Scientists have theorized that the arc and protuberances could possibly be caused by a gravitational effect from a nearby object, such as a moon. Despite its small size and possible fleeting nature (NASA stated the moon is not expected to grow larger, and may be deteriorating), the presence of such an object appearing to migrate from a ring may shed historic light upon how Saturn’s larger icy moons (such as Titan and Enceladus) may have formed. Furthermore, this finding may illustrate how planets—including our own—may have formed.
This finding produced excitement on both sides of the ocean. Carl Murray of Queen Mary University of London, who is the lead author of the journal’s finding, discussed his feelings about the possible discovery of a new icy Saturn moon. “We have not seen anything like this before. We may be looking at the act of birth, where this object is just leaving the rings and heading off to be a moon in its own right,” he related.
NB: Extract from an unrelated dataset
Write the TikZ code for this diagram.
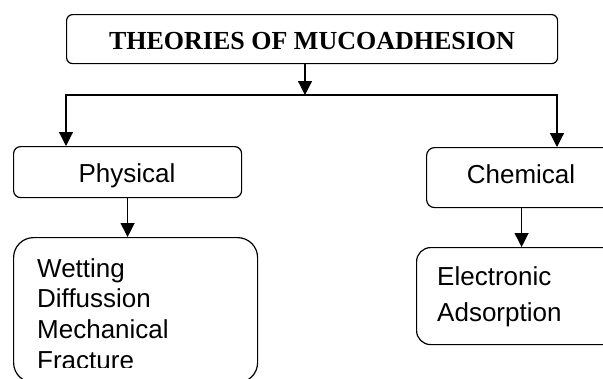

It is believed that Peggy may be the last of the moons produced by Saturn’s rings; the gas giant may not have the capability of generating more moons. Murray underscored the once-in-a-lifetime situation scientists and researchers may have uncovered in witnessing the possible formation of a new moon. “The theory holds that Saturn long ago had a much more massive ring system capable of giving birth to larger moons. As the moons formed near the edge, they depleted the rings and evolved, so the ones that formed earliest are the largest and the farthest out.”
Linda Spilker, a Cassini project scientist at Jet Propulsion Laboratory (JPL), added, “Witnessing the possible birth of a tiny moon is an exciting, unexpected event.” Spilker said that Cassini’s orbit will take it closer to the planet’s A ring in late 2016, giving the spacecraft an opportunity to further study and possibly take images of Peggy.
This discovery is just one of the many firsts achieved by Cassini and the lander it launched with in 1997, Huygens. In early April, NASA and JPL reported that the spacecraft found evidence of an underground ocean of water on Enceladus, making it possible that the moon may be able to host extraterrestrial microbes. These findings were reported in a previous AmericaSpace article written by Paul Scott Anderson.
Going further back, in January 2005 Huygens became the first spacecraft to land on Titan, and it sent back historic images of the moon’s surface. Like its sister flagship-class missions—Galileo, Viking, and Voyager—Cassini continues to awe space watchers with its findings many years after its inception.